● **Work to be completed**: Please write the listing below out again exactly, leaving every picture behind.

● **Stored data**:
=======
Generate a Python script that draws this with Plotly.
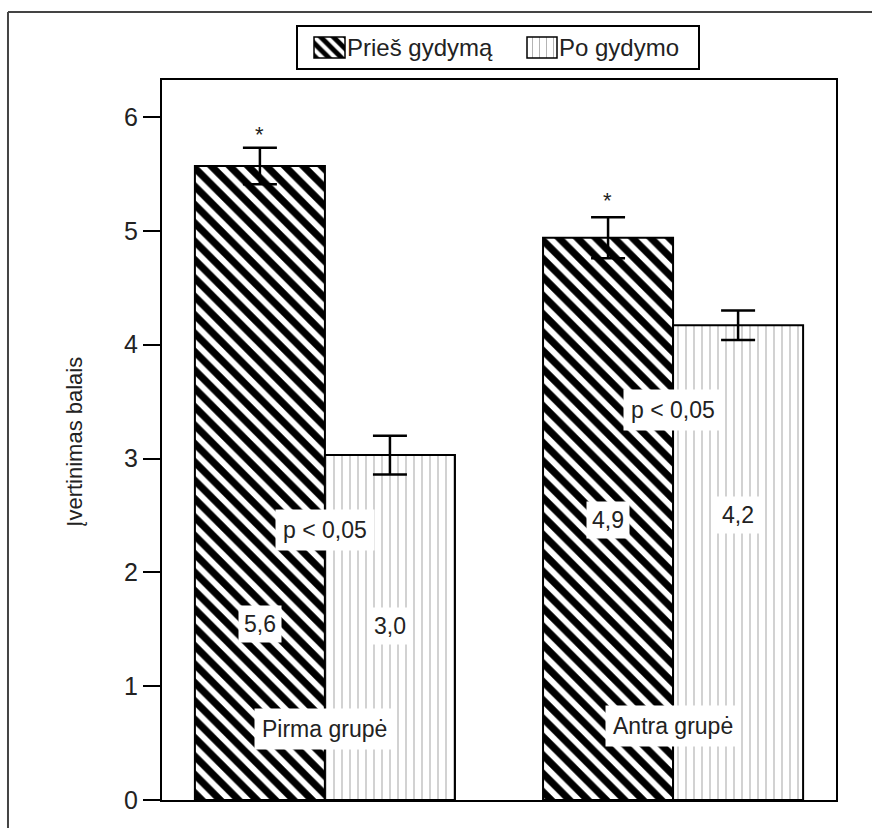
import plotly.graph_objects as go

# ---- data ----
groups = ["Pirma grupė", "Antra grupė"]
series_names = ["Prieš gydymą", "Po gydymo"]
before = [5.57, 4.94]
before_err = [0.16, 0.18]
after = [3.03, 4.17]
after_err = [0.17, 0.13]
value_labels_before = ["5,6", "4,9"]
value_labels_after = ["3,0", "4,2"]
label_y_before = [1.55, 2.46]
label_y_after = [1.53, 2.50]
pval_text = ["p < 0,05", "p < 0,05"]
pval_y = [2.37, 3.43]
star_y = [5.85, 5.27]
group_label_y = [0.62, 0.65]
y_ticks = [0, 1, 2, 3, 4, 5, 6]
y_title = "Įvertinimas balais"

FONT = "Liberation Sans, Arial, sans-serif"
TXT = "#222222"

hatch = dict(shape="\\", fgcolor="#000000", bgcolor="white", size=13, solidity=0.55, fgopacity=1)
dots = dict(shape="|", fgcolor="#b4b4b4", bgcolor="white", size=8, solidity=0.15, fgopacity=1)

fig = go.Figure()
fig.add_trace(go.Bar(
    x=groups, y=before, name=series_names[0], showlegend=False,
    marker=dict(color="white", pattern=hatch, line=dict(color="black", width=2)),
    error_y=dict(type="data", array=before_err, color="black", thickness=2.5, width=17),
))
fig.add_trace(go.Bar(
    x=groups, y=after, name=series_names[1], showlegend=False,
    marker=dict(color="white", pattern=dots, line=dict(color="black", width=2)),
    error_y=dict(type="data", array=after_err, color="black", thickness=2.5, width=17),
))

# legend drawn as a small box subplot (swatches + labels)
fig.add_trace(go.Bar(
    x=[31.5], y=[21], base=[10], width=[31], xaxis="x2", yaxis="y2", showlegend=False,
    marker=dict(color="white", pattern=dict(shape="\\", fgcolor="#000000", bgcolor="white", size=9,
                                            solidity=0.55, fgopacity=1),
                line=dict(color="black", width=1.5)), hoverinfo="skip",
))
fig.add_trace(go.Bar(
    x=[244], y=[21], base=[10], width=[30], xaxis="x2", yaxis="y2", showlegend=False,
    marker=dict(color="white", pattern=dict(shape="|", fgcolor="#b4b4b4", bgcolor="white", size=7,
                                            solidity=0.15, fgopacity=1),
                line=dict(color="black", width=1.5)), hoverinfo="skip",
))

ann = []
bw = 0.187  # half bar offset in category units
for i, g in enumerate(groups):
    common = dict(xref="x", yref="y", showarrow=False, bgcolor="white",
                  font=dict(family=FONT, size=23, color=TXT))
    ann.append(dict(x=i - bw, y=label_y_before[i], text=value_labels_before[i], borderpad=5, **common))
    ann.append(dict(x=i + bw, y=label_y_after[i], text=value_labels_after[i], borderpad=5, **common))
    ann.append(dict(x=i, y=pval_y[i], text=pval_text[i], borderpad=7, **common))
    ann.append(dict(x=i, y=group_label_y[i], text=g, borderpad=7, **common))
    ann.append(dict(x=i - bw, y=star_y[i], text="*", xref="x", yref="y", showarrow=False,
                    font=dict(family=FONT, size=22, color=TXT)))

# legend texts
ann.append(dict(x=47, y=20, xref="x2", yref="y2", text=series_names[0], xanchor="left", showarrow=False,
                font=dict(family=FONT, size=24, color=TXT)))
ann.append(dict(x=259, y=20, xref="x2", yref="y2", text=series_names[1], xanchor="left", showarrow=False,
                font=dict(family=FONT, size=24, color=TXT)))

# y-axis title
ann.append(dict(x=-0.151, y=0.459, xref="paper", yref="paper", text=y_title, textangle=-90,
                showarrow=False, font=dict(family=FONT, size=22, color=TXT)))

fig.update_layout(
    width=872, height=828,
    margin=dict(l=162, r=36, t=20, b=28),
    paper_bgcolor="white", plot_bgcolor="white",
    barmode="group", bargap=0.253, bargroupgap=0,
    showlegend=False,
    xaxis=dict(domain=[0, 1], range=[-0.468, 1.468], showticklabels=False, ticks="",
               showline=True, mirror=True, linecolor="black", linewidth=2, showgrid=False, zeroline=False),
    yaxis=dict(domain=[0, 720 / 780], range=[0, 6.325], tickvals=y_ticks, ticks="outside", ticklen=17,
               tickwidth=2, tickcolor="black", showline=True, mirror=True, linecolor="black", linewidth=2,
               showgrid=False, zeroline=False, tickfont=dict(family=FONT, size=25, color=TXT)),
    xaxis2=dict(domain=[(298 - 162) / 674, (698 - 162) / 674], range=[0, 400], anchor="y2",
                showticklabels=False, ticks="", showgrid=False, zeroline=False,
                showline=True, mirror=True, linecolor="black", linewidth=2),
    yaxis2=dict(domain=[(800 - 68) / 780, (800 - 27) / 780], range=[0, 41], anchor="x2",
                showticklabels=False, ticks="", showgrid=False, zeroline=False,
                showline=True, mirror=True, linecolor="black", linewidth=2),
    annotations=ann,
    shapes=[
        dict(type="line", xref="paper", yref="paper", x0=-0.2285, x1=1.07,
             y0=(800 - 12) / 780, y1=(800 - 12) / 780, line=dict(color="#444444", width=2)),
        dict(type="line", xref="paper", yref="paper", x0=-0.2285, x1=-0.2285,
             y0=-0.05, y1=(800 - 12) / 780, line=dict(color="#444444", width=2)),
    ],
)

fig.write_html("out.html")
=======
● **Exercise response**:
Generate a Python script that draws this with Plotly.
import plotly.graph_objects as go

# ---- data ----
groups = ["Pirma grupė", "Antra grupė"]
series_names = ["Prieš gydymą", "Po gydymo"]
before = [5.57, 4.94]
before_err = [0.16, 0.18]
after = [3.03, 4.17]
after_err = [0.17, 0.13]
value_labels_before = ["5,6", "4,9"]
value_labels_after = ["3,0", "4,2"]
label_y_before = [1.55, 2.46]
label_y_after = [1.53, 2.50]
pval_text = ["p < 0,05", "p < 0,05"]
pval_y = [2.37, 3.43]
star_y = [5.85, 5.27]
group_label_y = [0.62, 0.65]
y_ticks = [0, 1, 2, 3, 4, 5, 6]
y_title = "Įvertinimas balais"

FONT = "Liberation Sans, Arial, sans-serif"
TXT = "#222222"

hatch = dict(shape="\\", fgcolor="#000000", bgcolor="white", size=13, solidity=0.55, fgopacity=1)
dots = dict(shape="|", fgcolor="#b4b4b4", bgcolor="white", size=8, solidity=0.15, fgopacity=1)

fig = go.Figure()
fig.add_trace(go.Bar(
    x=groups, y=before, name=series_names[0], showlegend=False,
    marker=dict(color="white", pattern=hatch, line=dict(color="black", width=2)),
    error_y=dict(type="data", array=before_err, color="black", thickness=2.5, width=17),
))
fig.add_trace(go.Bar(
    x=groups, y=after, name=series_names[1], showlegend=False,
    marker=dict(color="white", pattern=dots, line=dict(color="black", width=2)),
    error_y=dict(type="data", array=after_err, color="black", thickness=2.5, width=17),
))

# legend drawn as a small box subplot (swatches + labels)
fig.add_trace(go.Bar(
    x=[31.5], y=[21], base=[10], width=[31], xaxis="x2", yaxis="y2", showlegend=False,
    marker=dict(color="white", pattern=dict(shape="\\", fgcolor="#000000", bgcolor="white", size=9,
                                            solidity=0.55, fgopacity=1),
                line=dict(color="black", width=1.5)), hoverinfo="skip",
))
fig.add_trace(go.Bar(
    x=[244], y=[21], base=[10], width=[30], xaxis="x2", yaxis="y2", showlegend=False,
    marker=dict(color="white", pattern=dict(shape="|", fgcolor="#b4b4b4", bgcolor="white", size=7,
                                            solidity=0.15, fgopacity=1),
                line=dict(color="black", width=1.5)), hoverinfo="skip",
))

ann = []
bw = 0.187  # half bar offset in category units
for i, g in enumerate(groups):
    common = dict(xref="x", yref="y", showarrow=False, bgcolor="white",
                  font=dict(family=FONT, size=23, color=TXT))
    ann.append(dict(x=i - bw, y=label_y_before[i], text=value_labels_before[i], borderpad=5, **common))
    ann.append(dict(x=i + bw, y=label_y_after[i], text=value_labels_after[i], borderpad=5, **common))
    ann.append(dict(x=i, y=pval_y[i], text=pval_text[i], borderpad=7, **common))
    ann.append(dict(x=i, y=group_label_y[i], text=g, borderpad=7, **common))
    ann.append(dict(x=i - bw, y=star_y[i], text="*", xref="x", yref="y", showarrow=False,
                    font=dict(family=FONT, size=22, color=TXT)))

# legend texts
ann.append(dict(x=47, y=20, xref="x2", yref="y2", text=series_names[0], xanchor="left", showarrow=False,
                font=dict(family=FONT, size=24, color=TXT)))
ann.append(dict(x=259, y=20, xref="x2", yref="y2", text=series_names[1], xanchor="left", showarrow=False,
                font=dict(family=FONT, size=24, color=TXT)))

# y-axis title
ann.append(dict(x=-0.151, y=0.459, xref="paper", yref="paper", text=y_title, textangle=-90,
                showarrow=False, font=dict(family=FONT, size=22, color=TXT)))

fig.update_layout(
    width=872, height=828,
    margin=dict(l=162, r=36, t=20, b=28),
    paper_bgcolor="white", plot_bgcolor="white",
    barmode="group", bargap=0.253, bargroupgap=0,
    showlegend=False,
    xaxis=dict(domain=[0, 1], range=[-0.468, 1.468], showticklabels=False, ticks="",
               showline=True, mirror=True, linecolor="black", linewidth=2, showgrid=False, zeroline=False),
    yaxis=dict(domain=[0, 720 / 780], range=[0, 6.325], tickvals=y_ticks, ticks="outside", ticklen=17,
               tickwidth=2, tickcolor="black", showline=True, mirror=True, linecolor="black", linewidth=2,
               showgrid=False, zeroline=False, tickfont=dict(family=FONT, size=25, color=TXT)),
    xaxis2=dict(domain=[(298 - 162) / 674, (698 - 162) / 674], range=[0, 400], anchor="y2",
                showticklabels=False, ticks="", showgrid=False, zeroline=False,
                showline=True, mirror=True, linecolor="black", linewidth=2),
    yaxis2=dict(domain=[(800 - 68) / 780, (800 - 27) / 780], range=[0, 41], anchor="x2",
                showticklabels=False, ticks="", showgrid=False, zeroline=False,
                showline=True, mirror=True, linecolor="black", linewidth=2),
    annotations=ann,
    shapes=[
        dict(type="line", xref="paper", yref="paper", x0=-0.2285, x1=1.07,
             y0=(800 - 12) / 780, y1=(800 - 12) / 780, line=dict(color="#444444", width=2)),
        dict(type="line", xref="paper", yref="paper", x0=-0.2285, x1=-0.2285,
             y0=-0.05, y1=(800 - 12) / 780, line=dict(color="#444444", width=2)),
    ],
)

fig.write_html("out.html")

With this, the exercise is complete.